Dent was nominated numerous times for the Pro Football Hall of Fame and in 2005–2009 he was among the top 15 finalists in the selection process. After several years of unsuccessful nominations, he was finally selected for enshrinement in the Pro Football Hall of Fame in Canton, Ohio on February 5, 2011. His induction speech was notable for omitting any mention of both Ditka and Ryan, as he dedicated most of his speech to honoring the people in his early life, stating, "You've got to understand that this is all about people that touched you, that shaped you as a young man. Buddy and Mike got me as a finished product. This is not about football. This is about life. This is about who helps you in life and to help you fulfill some of your dreams. That's what it's about." Since his retirement Dent has had a difficult relationship with Ditka because he publicly blamed Ditka for the Bears' inability to repeat as Super Bowl champions. In a 2012 interview on WSCR, Dent argued that the Bears would have won at least three Super Bowls if they had been able to find any consistency at quarterback.
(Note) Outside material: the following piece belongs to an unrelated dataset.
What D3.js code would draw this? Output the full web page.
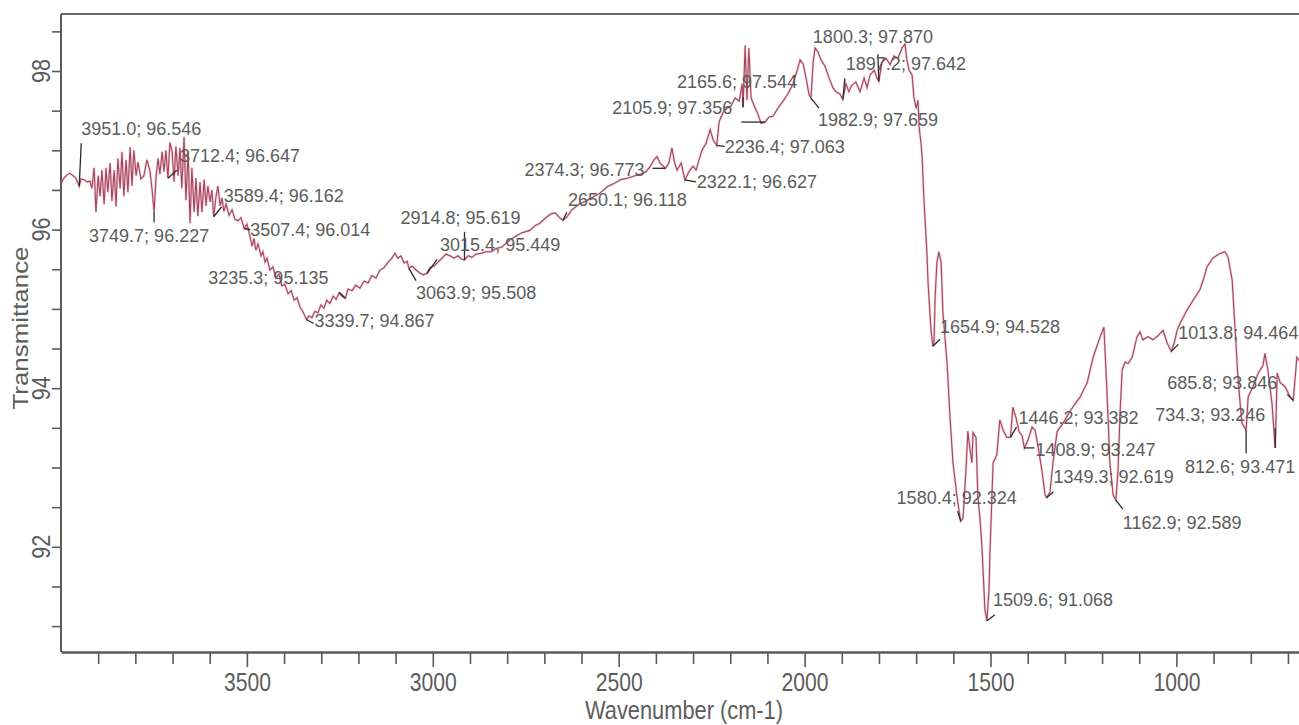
<!DOCTYPE html>
<html>
<head>
<meta charset="utf-8">
<script src="https://cdn.jsdelivr.net/npm/d3@7"></script>
<style>
html, body { margin: 0; padding: 0; background: #fff; }
svg { display: block; font-family: "Liberation Sans", Arial, sans-serif; }
</style>
</head>
<body>
<svg id="chart" width="1299" height="725"></svg>
<script>
// IR spectrum (wavenumber in cm-1, transmittance in %)
var wavenumber = [
    4000,3992,3984,3976,3968,3960,3951.0,3946,3938,3930,
    3922,3917,3911,3906,3900,3895,3890,3884,3879,3874,
    3868,3863,3857,3852,3847,3841,3836,3831,3825,3820,
    3814,3809,3804,3798,3793,3785,3777,3769,3761,3755,
    3749.7,3744,3739,3734,3728,3723,3718,3712.4,3707,3701,
    3696,3691,3685,3680,3675,3669,3664,3658,3653,3648,
    3642,3637,3632,3626,3621,3615,3610,3605,3599,3594,
    3589.4,3583,3578,3572,3567,3562,3556,3548,3540,3532,
    3524,3516,3507.4,3500,3492,3486,3481,3476,3470,3462,
    3457,3451,3446,3438,3430,3422,3414,3406,3398,3389,
    3381,3373,3365,3357,3349,3339.7,3333,3325,3317,3309,
    3301,3293,3285,3277,3268,3260,3252,3244,3235.3,3228,
    3217,3207,3196,3185,3174,3164,3153,3142,3131,3120,
    3110,3102,3094,3086,3077,3069,3063.9,3056,3045,3034,
    3026,3015.4,3008,2997,2986,2975,2965,2954,2943,2932,
    2924,2914.8,2905,2895,2884,2870,2857,2843,2830,2814,
    2803,2792,2776,2760,2739,2725,2712,2696,2682,2671,
    2661,2650.1,2639,2626,2607,2588,2569,2550,2531,2513,
    2494,2475,2456,2440,2427,2416,2405,2397,2389,2374.3,
    2365,2357,2349,2343,2332,2322.1,2311,2300,2292,2284,
    2276,2265,2254,2246,2236.4,2230,2219,2209,2198,2187,
    2176,2168,2165.6,2160,2155,2150,2144,2133,2125,2117,
    2105.9,2096,2085,2072,2058,2045,2031,2020,2012,2004,
    1996,1988,1982.9,1977,1972,1964,1956,1945,1934,1924,
    1916,1905,1897.2,1889,1881,1873,1862,1851,1840,1832,
    1824,1813,1805,1800.3,1792,1781,1770,1760,1749,1738,
    1730,1725,1719,1711,1706,1700,1695,1692,1687,1684,
    1679,1676,1671,1668,1663,1660,1654.9,1652,1649,1644,
    1639,1633,1628,1622,1617,1609,1601,1590,1580.4,1574,
    1566,1561,1555,1550,1547,1539,1534,1528,1523,1515,
    1509.6,1504,1501,1493,1483,1475,1466,1456,1446.2,1440,
    1431,1423,1415,1408.9,1399,1388,1380,1372,1362,1353,
    1349.3,1340,1332,1321,1305,1286,1273,1259,1240,1224,
    1205,1195,1187,1179,1170,1162.9,1157,1152,1146,1138,
    1130,1119,1106,1098,1090,1076,1063,1050,1036,1025,
    1013.8,1006,998,990,971,955,937,926,918,902,
    883,869,861,850,842,834,824,812.6,807,794,
    780,767,762,754,743,734.3,729,721,708,694,
    685.8,676,667,654
];

var transmittance = [
    96.59,96.65,96.69,96.71,96.68,96.65,96.546,96.64,96.63,96.60,
    96.61,96.52,96.78,96.22,96.68,96.42,96.75,96.32,96.78,96.47,
    96.84,96.36,96.75,96.29,96.90,96.52,96.98,96.42,96.88,96.47,
    97.04,96.55,97.00,96.68,96.85,96.64,96.68,96.88,96.75,96.50,
    96.227,96.68,96.90,96.70,96.98,96.73,97.00,96.647,97.10,96.98,
    96.60,97.05,96.68,97.03,96.52,97.17,96.37,96.98,96.08,96.78,
    96.22,96.65,96.17,96.60,96.22,96.63,96.30,96.55,96.35,96.50,
    96.162,96.42,96.55,96.30,96.40,96.23,96.32,96.18,96.25,96.13,
    96.11,96.15,96.014,96.07,95.92,95.79,95.89,95.74,95.82,95.67,
    95.72,95.59,95.64,95.49,95.53,95.39,95.44,95.29,95.31,95.19,
    95.23,95.11,95.14,95.02,94.96,94.867,94.91,94.89,94.97,94.95,
    95.05,95.01,95.11,95.07,95.16,95.12,95.20,95.16,95.135,95.25,
    95.23,95.30,95.26,95.35,95.33,95.42,95.39,95.49,95.52,95.59,
    95.64,95.70,95.64,95.67,95.58,95.60,95.508,95.54,95.49,95.45,
    95.43,95.449,95.52,95.54,95.59,95.64,95.69,95.67,95.64,95.67,
    95.63,95.619,95.67,95.65,95.69,95.70,95.72,95.72,95.76,95.78,
    95.83,95.87,95.92,95.96,95.99,96.05,96.08,96.15,96.20,96.21,
    96.16,96.118,96.16,96.25,96.32,96.36,96.41,96.46,96.54,96.58,
    96.63,96.65,96.68,96.70,96.73,96.79,96.88,96.92,96.84,96.773,
    96.84,97.03,96.83,96.75,96.84,96.627,96.73,96.80,96.75,96.88,
    97.00,97.09,97.26,97.13,97.063,97.36,97.48,97.53,97.56,97.66,
    97.62,97.84,97.544,98.32,97.63,98.29,97.66,97.53,97.45,97.34,
    97.356,97.42,97.43,97.53,97.62,97.71,97.84,98.01,98.14,98.09,
    97.91,97.70,97.659,98.11,98.29,98.24,98.14,98.06,97.91,97.79,
    97.74,97.71,97.642,97.84,97.74,97.82,97.86,97.74,97.91,97.79,
    97.95,98.01,97.91,97.870,98.11,98.16,98.08,98.19,98.16,98.29,
    98.34,98.14,98.01,97.95,97.67,97.53,97.63,97.29,97.09,96.92,
    96.37,96.12,95.70,95.33,94.95,94.73,94.528,94.57,95.15,95.59,
    95.72,95.59,94.95,94.61,94.32,93.64,93.06,92.63,92.324,92.36,
    92.97,93.46,93.22,93.06,93.44,93.38,92.63,92.34,92.00,91.20,
    91.068,91.46,92.00,93.06,93.16,93.60,93.47,93.38,93.382,93.76,
    93.62,93.45,93.40,93.247,93.35,93.51,93.47,93.26,92.97,92.65,
    92.619,92.69,93.06,93.45,93.56,93.71,93.80,93.89,94.07,94.39,
    94.65,94.77,93.98,93.06,92.65,92.589,92.97,93.64,94.23,94.33,
    94.31,94.39,94.65,94.71,94.61,94.65,94.61,94.66,94.73,94.57,
    94.464,94.57,94.73,94.82,94.99,95.11,95.24,95.39,95.53,95.64,
    95.70,95.72,95.65,95.36,94.73,94.10,93.56,93.471,93.89,94.02,
    94.19,94.29,94.44,94.23,93.81,93.246,94.19,94.07,94.02,93.89,
    93.846,94.39,94.33,94.23
];

// picked peaks, as printed by the instrument software
var peakWavenumber = [3951.0, 3712.4, 3749.7, 3589.4, 3507.4, 3235.3, 3339.7, 3063.9, 3015.4, 2914.8,
    2650.1, 2374.3, 2322.1, 2236.4, 2105.9, 2165.6, 1982.9, 1897.2, 1800.3, 1654.9,
    1580.4, 1509.6, 1446.2, 1408.9, 1349.3, 1162.9, 1013.8, 812.6, 734.3, 685.8];
var peakTransmittance = [96.546, 96.647, 96.227, 96.162, 96.014, 95.135, 94.867, 95.508, 95.449, 95.619,
    96.118, 96.773, 96.627, 97.063, 97.356, 97.544, 97.659, 97.642, 97.870, 94.528,
    92.324, 91.068, 93.382, 93.247, 92.619, 92.589, 94.464, 93.471, 93.246, 93.846];

var xTickLabels = [3500, 3000, 2500, 2000, 1500, 1000];
var yTickLabels = [92, 94, 96, 98];

var svg = d3.select("#chart");

var x = d3.scaleLinear().domain([4000, 400]).range([61, 1399.5]);
var y = d3.scaleLinear().domain([98, 91]).range([71, 626.1]);

var frameTop = 14, frameBottom = 652, frameLeft = 61;
var axisColor = "#5a5a5a";
var textColor = "#5c5c5c";

/* frame - the right side is cut off in the scan */
svg.append("line")
    .attr("x1", frameLeft).attr("x2", 1299)
    .attr("y1", frameTop).attr("y2", frameTop)
    .attr("stroke", "#6a6a6a").attr("stroke-width", 2);
svg.append("line")
    .attr("x1", frameLeft).attr("x2", frameLeft)
    .attr("y1", frameTop).attr("y2", frameBottom)
    .attr("stroke", axisColor).attr("stroke-width", 2);

// x axis, a tick every 100 cm-1, labels every 500
var xAxis = d3.axisBottom(x)
    .tickValues(d3.range(3900, 400, -100))
    .tickSize(12)
    .tickSizeOuter(0)
    .tickFormat(function(d){ return xTickLabels.indexOf(d) >= 0 ? d : ""; });

var gx = svg.append("g")
    .attr("transform", "translate(0," + frameBottom + ")")
    .call(xAxis);
gx.select(".domain").attr("stroke", axisColor).attr("stroke-width", 2.5);
gx.selectAll(".tick line").attr("stroke", axisColor).attr("stroke-width", 1.6)
    .attr("y2", function(d){ return xTickLabels.indexOf(d) >= 0 ? 15 : 12; });
gx.selectAll(".tick text")
    .attr("y", 39).attr("dy", 0)
    .attr("fill", textColor)
    .style("font-size", "26px")
    .attr("font-family", "Liberation Sans, Arial, sans-serif")
    .attr("textLength", function(d){ return xTickLabels.indexOf(d) >= 0 ? 47 : null; })
    .attr("lengthAdjust", "spacingAndGlyphs");

// y axis, a tick every 0.5 %
var yAxis = d3.axisLeft(y)
    .tickValues(d3.range(91, 98.51, 0.5))
    .tickSize(9)
    .tickSizeOuter(0)
    .tickFormat("");
var gy = svg.append("g")
    .attr("transform", "translate(" + frameLeft + ",0)")
    .call(yAxis);
gy.select(".domain").remove();
gy.selectAll(".tick line").attr("stroke", axisColor).attr("stroke-width", 1.6);

svg.append("g").selectAll("text")
    .data(yTickLabels)
    .enter().append("text")
    .attr("transform", function(d){ return "translate(50," + y(d) + ") rotate(-90)"; })
    .attr("text-anchor", "middle")
    .attr("fill", textColor)
    .style("font-size", "25px")
    .attr("textLength", 24)
    .attr("lengthAdjust", "spacingAndGlyphs")
    .text(function(d){ return d; });

// axis titles
svg.append("text")
    .attr("x", 684).attr("y", 719)
    .attr("text-anchor", "middle")
    .attr("fill", textColor)
    .style("font-size", "26px")
    .attr("textLength", 198)
    .attr("lengthAdjust", "spacingAndGlyphs")
    .text("Wavenumber (cm-1)");

svg.append("text")
    .attr("transform", "translate(28,328) rotate(-90)")
    .attr("text-anchor", "middle")
    .attr("fill", textColor)
    .style("font-size", "22px")
    .attr("textLength", 163)
    .attr("lengthAdjust", "spacingAndGlyphs")
    .text("Transmittance");

/* spectrum line */
var spectrum = d3.range(wavenumber.length).map(function(i){
    return [wavenumber[i], transmittance[i]];
});
var line = d3.line()
    .x(function(d){ return x(d[0]); })
    .y(function(d){ return y(d[1]); });

svg.append("defs").append("clipPath").attr("id", "plotClip")
    .append("rect")
    .attr("x", frameLeft + 1).attr("y", frameTop + 1)
    .attr("width", 1299 - frameLeft).attr("height", frameBottom - frameTop - 2);

var plot = svg.append("g").attr("clip-path", "url(#plotClip)");
plot.append("path")
    .datum(spectrum)
    .attr("d", line)
    .attr("fill", "none")
    .attr("stroke", "#e7a9b8")
    .attr("stroke-width", 2.4)
    .attr("stroke-opacity", 0.6);
plot.append("path")
    .datum(spectrum)
    .attr("d", line)
    .attr("fill", "none")
    .attr("stroke", "#a3455f")
    .attr("stroke-width", 1.1);

/* peak labels - offsets of the label and of the leader tick, in px */
var labelLayout = [
    [2, -51, 2, -43], [12, -16, 9, -8], [-65, 30, 0, 11], [10, -15, 8, -10], [6, 8, 6, 1],
    [-137, -14, -6, -6], [8, 8, 7, 4], [7, 30, 7, 12], [13, -22, 10, -14], [-64, -36, 0, -28],
    [5, -14, 4, -8], [-141, 8, -13, 0], [12, 8, 11, 2], [8, 8, 8, 1], [-153, -8, -24, 0],
    [-66, -19, 0, -10], [7, 28, 8, 10], [3, -29, 2, -21], [-66, -38, -1, -27], [7, -13, 7, -7],
    [-64, -17, -3, -10], [6, -15, 8, -6], [8, -13, 6, -10], [11, 8, 10, 0], [7, -15, 7, -6],
    [7, 29, 7, 9], [7, -12, 7, -7], [-61, 43, 0, 23], [-120, -27, 0, -20], [-126, -11, -6, -6]
];

var peaks = peakWavenumber.map(function(w, i){
    return { w: w, t: peakTransmittance[i], lay: labelLayout[i] };
});

var gPeaks = svg.append("g").attr("clip-path", "url(#plotClip)");

gPeaks.selectAll("line.leader")
    .data(peaks)
    .enter().append("line")
    .attr("class", "leader")
    .attr("x1", function(d){ return x(d.w); })
    .attr("y1", function(d){ return y(d.t); })
    .attr("x2", function(d){ return x(d.w) + d.lay[2]; })
    .attr("y2", function(d){ return y(d.t) + d.lay[3]; })
    .attr("stroke", "#2a2a2a")
    .attr("stroke-width", 1.3);

gPeaks.selectAll("text.peak")
    .data(peaks)
    .enter().append("text")
    .attr("class", "peak")
    .attr("x", function(d){ return x(d.w) + d.lay[0]; })
    .attr("y", function(d){ return y(d.t) + d.lay[1]; })
    .attr("fill", textColor)
    .style("font-size", "18px")
    .text(function(d){ return d.w.toFixed(1) + "; " + d.t.toFixed(3); });
</script>
</body>
</html>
In addition to the Pro Football Hall of Fame, Dent was also inducted into the Georgia Sports Hall of Fame in 2008 and the Black College Football Hall of Fame in 2015.

==NFL career statistics==

Legend
|  | Super Bowl MVP |
|  | Won the Super Bowl |
|  | Led the league |
| Bold | Career high |

===Regular season===

| Year | Team | Games |  | Tackles |  |  |  | Interceptions |  |  | Fumbles |  |
| GP | GS | Cmb | Solo | Ast | Sck | Int | Yds | TD | FF | FR |
| 1983 | CHI | 16 | 3 | 12 | – | – | 3.0 | 0 | 0 | 0 | 1 | 0 |
| 1984 | CHI | 16 | 10 | 39 | – | – | 17.5 | 0 | 0 | 0 | 4 | 1 |
| 1985 | CHI | 16 | 16 | 38 | – | – | 17.0 | 2 | 10 | 1 | 7 | 2 |
| 1986 | CHI | 15 | 14 | 75 | – | – | 11.5 | 0 | 0 | 0 | 4 | 0 |
| 1987 | CHI | 12 | 12 | 34 | – | – | 12.5 | 0 | 0 | 0 | 4 | 2 |
| 1988 | CHI | 13 | 12 | 61 | – | – | 10.5 | 0 | 0 | 0 | 3 | 1 |
| 1989 | CHI | 15 | 15 | 70 | – | – | 9.0 | 1 | 30 | 0 | 2 | 2 |
| 1990 | CHI | 14 | 14 | 81 | – | – | 12.0 | 3 | 21 | 0 | 2 | 3 |
| 1991 | CHI | 16 | 16 | 84 | – | – | 10.5 | 1 | 4 | 0 | 0 | 1 |
| 1992 | CHI | 16 | 16 | 82 | – | – | 8.5 | 0 | 0 | 0 | 6 | 1 |
| 1993 | CHI | 16 | 16 | 64 | – | – | 12.5 | 1 | 24 | 0 | 1 | 0 |
| 1994 | SF | 2 | 2 | 8 | 7 | 1 | 2.0 | 0 | 0 | 0 | 0 | 0 |
| 1995 | CHI | 3 | 1 | 1 | 1 | 0 | 0.0 | 0 | 0 | 0 | 0 | 0 |
| 1996 | IND | 16 | 1 | 15 | 13 | 2 | 6.5 | 0 | 0 | 0 | 2 | 0 |
| 1997 | PHI | 15 | 0 | 13 | 10 | 3 | 4.5 | 0 | 0 | 0 | 1 | 0 |
| Career |  | 203 | 150 | 677 | 31 | 6 | 137.5 | 8 | 89 | 1 | 37 | 13 |

==Personal life==
According to a DNA analysis, he descended mainly from Mende people of Sierra Leone and Balanta people of Guinea Bissau. He is the godfather of football player Ahmaad Smith.

Richard lives in Chicago and has four children: Mary, Sarah, R.J., and Shiloh. His son R.J. is a football player who played WR at Stevenson High School, and now plays at Miami University Ohio.